> _EXERCISE BRIEF_
Look through the data below. Show each line where the string "that" occurs.
═══
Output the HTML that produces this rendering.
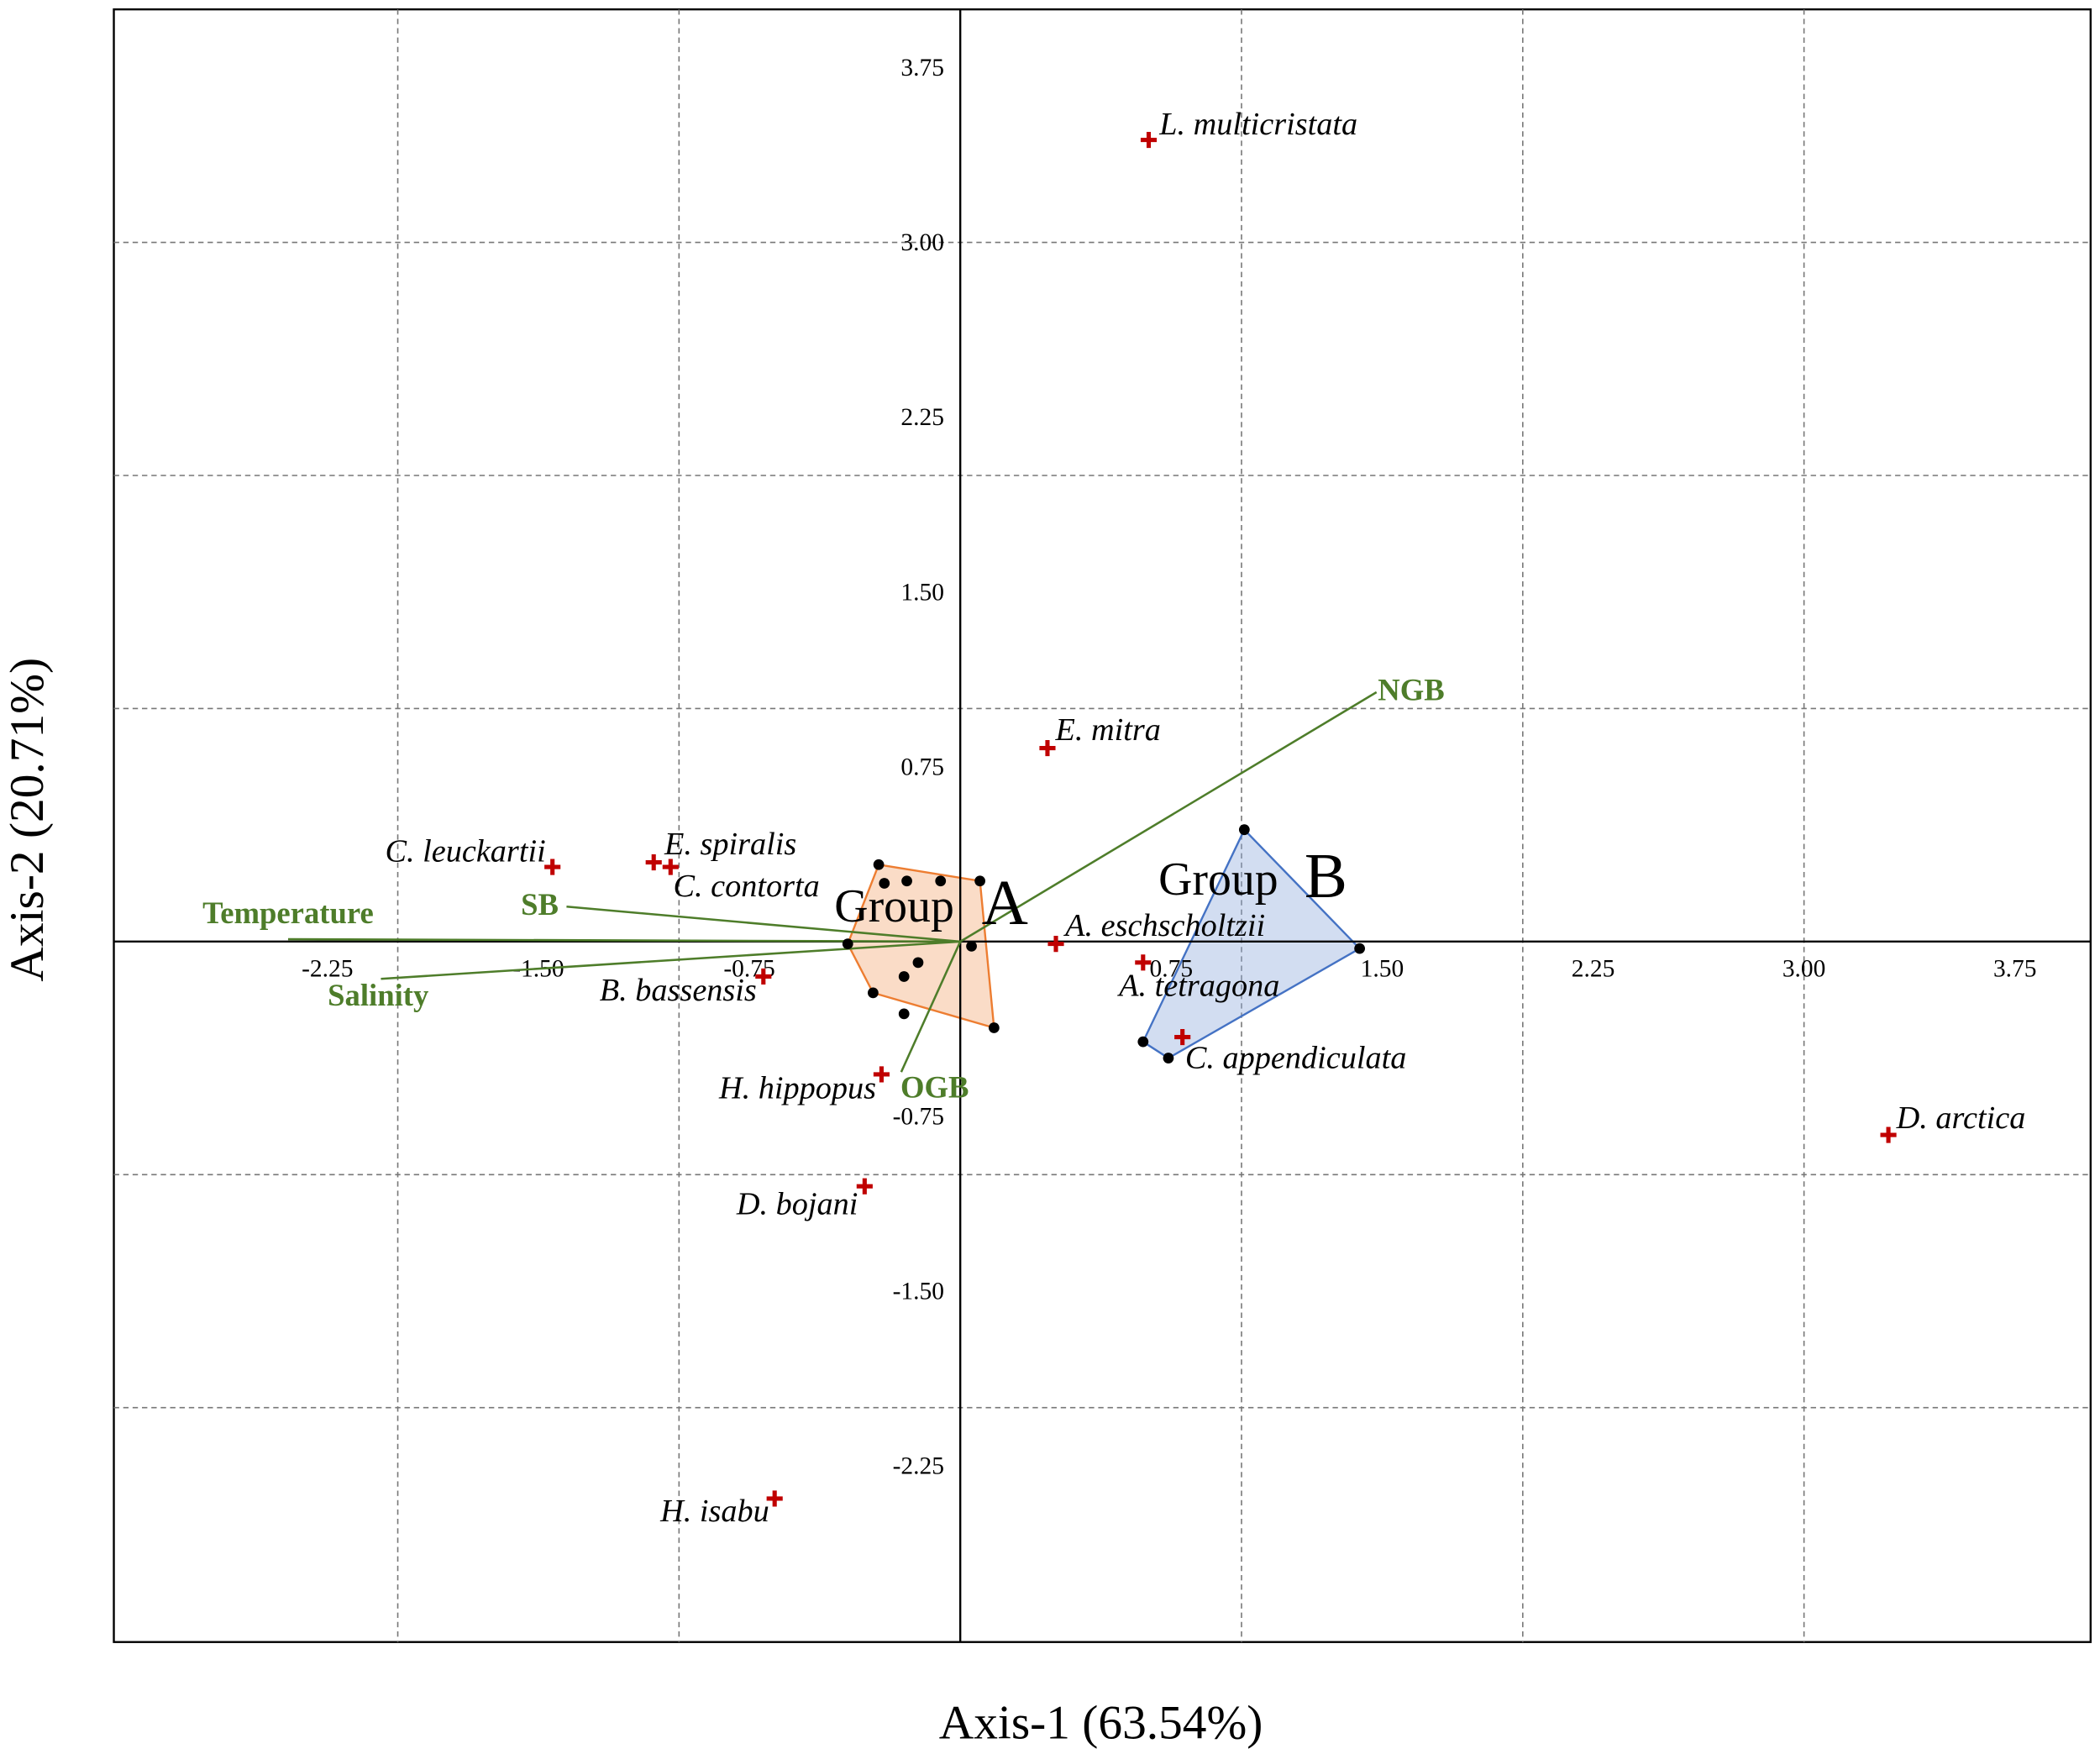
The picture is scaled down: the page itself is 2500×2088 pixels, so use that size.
<!DOCTYPE html>
<html><head><meta charset="utf-8"><style>
html,body{margin:0;padding:0;background:#fff;}
svg{display:block;font-family:"Liberation Serif",serif;}
</style></head><body>
<svg id="chart" width="2500" height="2088" viewBox="0 0 1568 1309.6" xmlns="http://www.w3.org/2000/svg">
<rect x="85" y="7" width="1476" height="1219" fill="none" stroke="#000" stroke-width="1.5"/>
<g id="grid"></g>
<g id="hulls"></g>
<g id="axes"></g>
<g id="arrows"></g>
<g id="pts"></g>
<g id="species"></g>
<g>
<text x="623" y="688" font-size="35">Group</text>
<text x="733" y="690" font-size="48">A</text>
</g>
<g>
<text x="865" y="668" font-size="35">Group</text>
<text x="974" y="670" font-size="48">B</text>
</g>
<text x="822" y="1298" font-size="36" text-anchor="middle">Axis-1 (63.54%)</text>
<text transform="translate(32,612) rotate(-90)" font-size="36" text-anchor="middle">Axis-2 (20.71%)</text>
</svg>
<script>
const xTicks=[-2.25,-1.5,-0.75,0.75,1.5,2.25,3.0,3.75];
const yTicks=[3.75,3.0,2.25,1.5,0.75,-0.75,-1.5,-2.25];
const gridX=[-2,-1,1,2,3];
const gridY=[3,2,1,-1,-2];
const speciesNames=["L. multicristata","E. mitra","C. leuckartii","E. spiralis","C. contorta","A. eschscholtzii","A. tetragona","B. bassensis","C. appendiculata","H. hippopus","D. bojani","H. isabu","D. arctica"];
const speciesX=[0.67,0.31,-1.45,-1.09,-1.03,0.34,0.65,-0.70,0.79,-0.28,-0.34,-0.66,3.30];
const speciesY=[3.44,0.83,0.32,0.34,0.32,-0.01,-0.09,-0.15,-0.41,-0.57,-1.05,-2.39,-0.83];
const groupAX=[-0.29,-0.27,-0.19,-0.07,0.07,-0.40,0.04,-0.15,-0.20,-0.31,-0.20,0.12];
const groupAY=[0.33,0.25,0.26,0.26,0.26,-0.01,-0.02,-0.09,-0.15,-0.22,-0.31,-0.37];
const groupBX=[1.01,1.42,0.65,0.74];
const groupBY=[0.48,-0.03,-0.43,-0.50];
const hullAIdx=[0,4,11,9,5];
const hullBIdx=[0,1,3,2];
const envNames=["Temperature","Salinity","SB","NGB","OGB"];
const envX=[-2.39,-2.06,-1.40,1.48,-0.21];
const envY=[0.01,-0.16,0.15,1.07,-0.56];

const X=v=>717+v*210, Y=v=>703-v*174;
const NS="http://www.w3.org/2000/svg";
function mk(tag,attrs,parent,txt){const e=document.createElementNS(NS,tag);for(const k in attrs)e.setAttribute(k,attrs[k]);if(txt!==undefined)e.textContent=txt;parent.appendChild(e);return e;}
const grid=document.getElementById('grid');
gridX.forEach(v=>{const l=mk('line',{x1:X(v),x2:X(v),y1:7,y2:1226,stroke:'#777','stroke-width':1,'stroke-dasharray':'4,3'},grid);

});
gridY.forEach(v=>{const l=mk('line',{x1:85,x2:1561,y1:Y(v),y2:Y(v),stroke:'#777','stroke-width':1,'stroke-dasharray':'4,3'},grid);

});
const hulls=document.getElementById('hulls');
const pa=mk('polygon',{points:hullAIdx.map(i=>X(groupAX[i])+','+Y(groupAY[i])).join(' '),fill:'rgba(244,177,131,0.45)',stroke:'#ED7D31','stroke-width':1.5},hulls);


const pb=mk('polygon',{points:hullBIdx.map(i=>X(groupBX[i])+','+Y(groupBY[i])).join(' '),fill:'rgba(143,170,220,0.4)',stroke:'#4472C4','stroke-width':1.5},hulls);


const axes=document.getElementById('axes');
mk('line',{x1:85,x2:1561,y1:Y(0),y2:Y(0),stroke:'#000','stroke-width':1.5},axes);
mk('line',{x1:X(0),x2:X(0),y1:7,y2:1226,stroke:'#000','stroke-width':1.5},axes);
xTicks.forEach(v=>{const t=mk('text',{x:X(v),y:Y(0)+26,'font-size':18.5,'text-anchor':'middle'},axes,v.toFixed(2));

});
yTicks.forEach(v=>{const t=mk('text',{x:X(0)-12,y:Y(v)+6,'font-size':18.5,'text-anchor':'end'},axes,v.toFixed(2));

});
const arrows=document.getElementById('arrows');
const envOff=[[0,-12,'middle'],[-2,20,'middle'],[-20,6,'middle'],[1,6,'start'],[25,19,'middle']];
envNames.forEach((n,i)=>{const l=mk('line',{x1:X(0),y1:Y(0),x2:X(envX[i]),y2:Y(envY[i]),stroke:'#4E7D2A','stroke-width':1.6},arrows);


const t=mk('text',{x:X(envX[i])+envOff[i][0],y:Y(envY[i])+envOff[i][1],'font-size':23,'font-weight':'bold',fill:'#4E7D2A','text-anchor':envOff[i][2]},arrows,n);

});
const pts=document.getElementById('pts');
groupAX.forEach((v,i)=>{const c=mk('circle',{cx:X(v),cy:Y(groupAY[i]),r:4,fill:'#000'},pts);

});
groupBX.forEach((v,i)=>{const c=mk('circle',{cx:X(v),cy:Y(groupBY[i]),r:4,fill:'#000'},pts);

});
const sp=document.getElementById('species');
const labOff=[[8,-4,'start'],[6,-6,'start'],[-5,-4,'end'],[8,-6,'start'],[2,22,'start'],[7,-6,'start'],[-18,25,'start'],[-5,18,'end'],[2,23,'start'],[-4,18,'end'],[-5,21,'end'],[-4,17,'end'],[6,-5,'start']];
speciesNames.forEach((n,i)=>{const x=X(speciesX[i]),y=Y(speciesY[i]);
const g=mk('path',{d:`M${x-6},${y}H${x+6}M${x},${y-6}V${y+6}`,stroke:'#C00000','stroke-width':3.2},sp);


const t=mk('text',{x:x+labOff[i][0],y:y+labOff[i][1],'font-size':24,'font-style':'italic','text-anchor':labOff[i][2]},sp,n);

});
</script>
</body></html>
═══
> _ANSWER FOR THIS EXERCISE_
Output the HTML that produces this rendering.
The picture is scaled down: the page itself is 2500×2088 pixels, so use that size.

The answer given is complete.